-- DATA SEGMENT start --

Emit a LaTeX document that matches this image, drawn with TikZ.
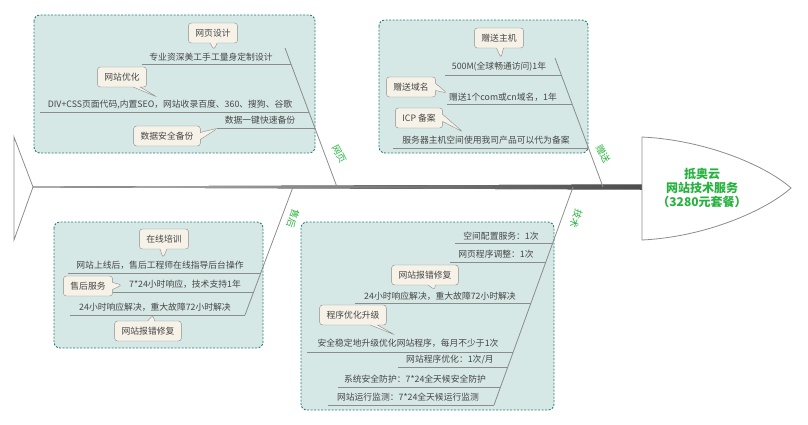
\documentclass[tikz,border=0pt]{standalone}
\usepackage{fontspec}
\setmainfont{Noto Sans CJK SC}
\usepackage{tikz}
\usetikzlibrary{shapes.callouts,positioning}

\definecolor{boxfill}{RGB}{214,232,230}
\definecolor{boxline}{RGB}{38,128,122}
\definecolor{tipfill}{RGB}{246,242,232}
\definecolor{tipline}{RGB}{140,140,140}
\definecolor{txt}{RGB}{70,70,70}
\definecolor{fishgreen}{RGB}{38,178,62}
\definecolor{bonegray}{RGB}{140,140,140}

\begin{document}
\begin{tikzpicture}[
x=1pt,y=-1pt,
area/.style={draw=boxline,fill=boxfill,dash pattern=on 2pt off 1.5pt,line width=.9pt,rounded corners=6pt},
tip/.style={rectangle callout,draw=tipline,fill=tipfill,rounded corners=3pt,minimum height=20pt,inner xsep=7pt,inner ysep=2pt,text=txt,font=\fontsize{8.8}{10}\selectfont,callout pointer width=7pt},
twig/.style={draw=bonegray,line width=.7pt},
twigtext/.style={text=txt,font=\fontsize{8.8}{10}\selectfont,inner sep=0pt},
bone/.style={draw=bonegray,line width=.8pt},
bonelabel/.style={text=fishgreen,font=\fontsize{9.5}{10}\selectfont,inner sep=0pt},
headtext/.style={text=fishgreen,font=\fontsize{12}{14}\selectfont\bfseries,align=center}
]
\useasboundingbox (0,0) rectangle (808,424);

% areas
\draw[area] (34,15) rectangle (315,153);
\draw[area] (379,20) rectangle (588,153);
\draw[area] (54,222) rectangle (263,348);
\draw[area] (301,222) rectangle (554,410);

% tail, spine and head
\coordinate (tailT) at (14,137);
\coordinate (tailB) at (14,240);
\coordinate (tail) at (33,187);
\coordinate (neck) at (642,187);
\draw[bone] (tailT) -- (tail) -- (tailB) -- cycle;
\fill[left color=bonegray!60,right color=black!70] (33,186.6) -- (642,184.5) -- (642,189.5) -- (33,187.4) -- cycle;
\draw[bone,fill=white] (642,137) .. controls (705,140) and (765,165) .. (791,188)
  .. controls (765,211) and (705,237) .. (642,240) -- cycle;
\node[headtext] (head) at (702,188) {抵奥云\\网站技术服务\\（3280元套餐）};

% branches
\coordinate (webT) at (285,48);   \coordinate (webB) at (337,187);
\coordinate (giftT) at (555,58);  \coordinate (giftB) at (603,187);
\coordinate (careT) at (293,187); \coordinate (careB) at (245,315);
\coordinate (techT) at (573,187); \coordinate (techB) at (494,405);
\draw[bone] (webT) -- (webB);
\draw[bone] (giftT) -- (giftB);
\draw[bone] (careT) -- (careB);
\draw[bone] (techT) -- (techB);
\node[bonelabel,rotate=-62] (weblbl) at (339,154) {网页};
\node[bonelabel,rotate=-62] (giftlbl) at (603,154) {赠送};
\node[bonelabel,rotate=-110] (carelbl) at (293,219) {售后};
\node[bonelabel,rotate=-110] (techlbl) at (576,219) {技术};

% web
\coordinate (w1a) at (142,64);  \coordinate (w1b) at (291,64);
\coordinate (w2a) at (40,112);  \coordinate (w2b) at (309,112);
\coordinate (w3a) at (217,128); \coordinate (w3b) at (315,128);
\draw[twig] (w1a) -- (w1b);
\draw[twig] (w2a) -- (w2b);
\draw[twig] (w3a) -- (w3b);
\node[twigtext] (w1t) at (211,57) {专业资深美工手工量身定制设计};
\node[twigtext] (w2t) at (170,105) {DIV+CSS页面代码,内置SEO，网站收录百度、360、搜狗、谷歌};
\node[twigtext] (w3t) at (260,120) {数据一键快速备份};
\node[tip,callout absolute pointer={(214,50)}] (w1c) at (213,33) {网页设计};
\node[tip,callout absolute pointer={(157,97)}] (w2c) at (122,77) {网站优化};
\node[tip,callout absolute pointer={(218,128)}] (w3c) at (167,136) {数据安全备份};

% gift
\coordinate (g1a) at (445,75);  \coordinate (g1b) at (561,75);
\coordinate (g2a) at (447,104); \coordinate (g2b) at (572,104);
\coordinate (g3a) at (393,148); \coordinate (g3b) at (588,148);
\draw[twig] (g1a) -- (g1b);
\draw[twig] (g2a) -- (g2b);
\draw[twig] (g3a) -- (g3b);
\node[twigtext] (g1t) at (499,67) {500M(全球畅通访问)1年};
\node[twigtext] (g2t) at (503,97) {赠送1个com或cn域名，1年};
\node[twigtext] (g3t) at (486,140) {服务器主机空间使用我司产品可以代为备案};
\node[tip,callout absolute pointer={(501,58)}] (g1c) at (499,38) {赠送主机};
\node[tip,callout absolute pointer={(447,93)}] (g2c) at (411,87) {赠送域名};
\node[tip,callout absolute pointer={(463,132)}] (g3c) at (419,118) {ICP 备案};

% after-sales
\coordinate (c1a) at (68,273);  \coordinate (c1b) at (261,273);
\coordinate (c2a) at (113,292); \coordinate (c2b) at (254,292);
\coordinate (c3a) at (70,315);  \coordinate (c3b) at (245,315);
\draw[twig] (c1a) -- (c1b);
\draw[twig] (c2a) -- (c2b);
\draw[twig] (c3a) -- (c3b);
\node[twigtext] (c1t) at (160,265) {网站上线后，售后工程师在线指导后台操作};
\node[twigtext] (c2t) at (185,284) {7*24小时响应，技术支持1年};
\node[twigtext] (c3t) at (155,307) {24小时响应解决，重大故障72小时解决};
\node[tip,callout absolute pointer={(163,258)}] (c1c) at (164,239) {在线培训};
\node[tip,callout absolute pointer={(122,285)}] (c2c) at (88,286) {售后服务};
\node[tip,callout absolute pointer={(153,315)}] (c3c) at (148,331) {网站报错修复};

% tech
\coordinate (t1a) at (455,243); \coordinate (t1b) at (553,243);
\coordinate (t2a) at (450,262); \coordinate (t2b) at (546,262);
\coordinate (t3a) at (355,303); \coordinate (t3b) at (531,303);
\coordinate (t4a) at (307,352); \coordinate (t4b) at (513,352);
\coordinate (t5a) at (398,367); \coordinate (t5b) at (508,367);
\coordinate (t6a) at (338,387); \coordinate (t6b) at (500,387);
\coordinate (t7a) at (328,405); \coordinate (t7b) at (494,405);
\draw[twig] (t1a) -- (t1b);
\draw[twig] (t2a) -- (t2b);
\draw[twig] (t3a) -- (t3b);
\draw[twig] (t4a) -- (t4b);
\draw[twig] (t5a) -- (t5b);
\draw[twig] (t6a) -- (t6b);
\draw[twig] (t7a) -- (t7b);
\node[twigtext] (t1t) at (501,236) {空间配置服务：1次};
\node[twigtext] (t2t) at (496,254) {网页程序调整：1次};
\node[twigtext] (t3t) at (440,296) {24小时响应解决，重大故障72小时解决};
\node[twigtext] (t4t) at (408,343) {安全稳定地升级优化网站程序，每月不少于1次};
\node[twigtext] (t5t) at (450,360) {网站程序优化：1次/月};
\node[twigtext] (t6t) at (415,379) {系统安全防护：7*24全天候安全防护};
\node[twigtext] (t7t) at (408,397) {网站运行监测：7*24全天候运行监测};
\node[tip,callout absolute pointer={(435,290)}] (t3c) at (425,275) {网站报错修复};
\node[tip,callout absolute pointer={(395,335)}] (t4c) at (353,315) {程序优化升级};
\end{tikzpicture}
\end{document}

-- DATA SEGMENT end --

Set down again, exactly, the lines of the material above from its first line to the one with "(head) at (702,188)", inclusive. Leave the pictures out.

Emit a LaTeX document that matches this image, drawn with TikZ.
\documentclass[tikz,border=0pt]{standalone}
\usepackage{fontspec}
\setmainfont{Noto Sans CJK SC}
\usepackage{tikz}
\usetikzlibrary{shapes.callouts,positioning}

\definecolor{boxfill}{RGB}{214,232,230}
\definecolor{boxline}{RGB}{38,128,122}
\definecolor{tipfill}{RGB}{246,242,232}
\definecolor{tipline}{RGB}{140,140,140}
\definecolor{txt}{RGB}{70,70,70}
\definecolor{fishgreen}{RGB}{38,178,62}
\definecolor{bonegray}{RGB}{140,140,140}

\begin{document}
\begin{tikzpicture}[
x=1pt,y=-1pt,
area/.style={draw=boxline,fill=boxfill,dash pattern=on 2pt off 1.5pt,line width=.9pt,rounded corners=6pt},
tip/.style={rectangle callout,draw=tipline,fill=tipfill,rounded corners=3pt,minimum height=20pt,inner xsep=7pt,inner ysep=2pt,text=txt,font=\fontsize{8.8}{10}\selectfont,callout pointer width=7pt},
twig/.style={draw=bonegray,line width=.7pt},
twigtext/.style={text=txt,font=\fontsize{8.8}{10}\selectfont,inner sep=0pt},
bone/.style={draw=bonegray,line width=.8pt},
bonelabel/.style={text=fishgreen,font=\fontsize{9.5}{10}\selectfont,inner sep=0pt},
headtext/.style={text=fishgreen,font=\fontsize{12}{14}\selectfont\bfseries,align=center}
]
\useasboundingbox (0,0) rectangle (808,424);

% areas
\draw[area] (34,15) rectangle (315,153);
\draw[area] (379,20) rectangle (588,153);
\draw[area] (54,222) rectangle (263,348);
\draw[area] (301,222) rectangle (554,410);

% tail, spine and head
\coordinate (tailT) at (14,137);
\coordinate (tailB) at (14,240);
\coordinate (tail) at (33,187);
\coordinate (neck) at (642,187);
\draw[bone] (tailT) -- (tail) -- (tailB) -- cycle;
\fill[left color=bonegray!60,right color=black!70] (33,186.6) -- (642,184.5) -- (642,189.5) -- (33,187.4) -- cycle;
\draw[bone,fill=white] (642,137) .. controls (705,140) and (765,165) .. (791,188)
  .. controls (765,211) and (705,237) .. (642,240) -- cycle;
\node[headtext] (head) at (702,188) {抵奥云\\网站技术服务\\（3280元套餐）};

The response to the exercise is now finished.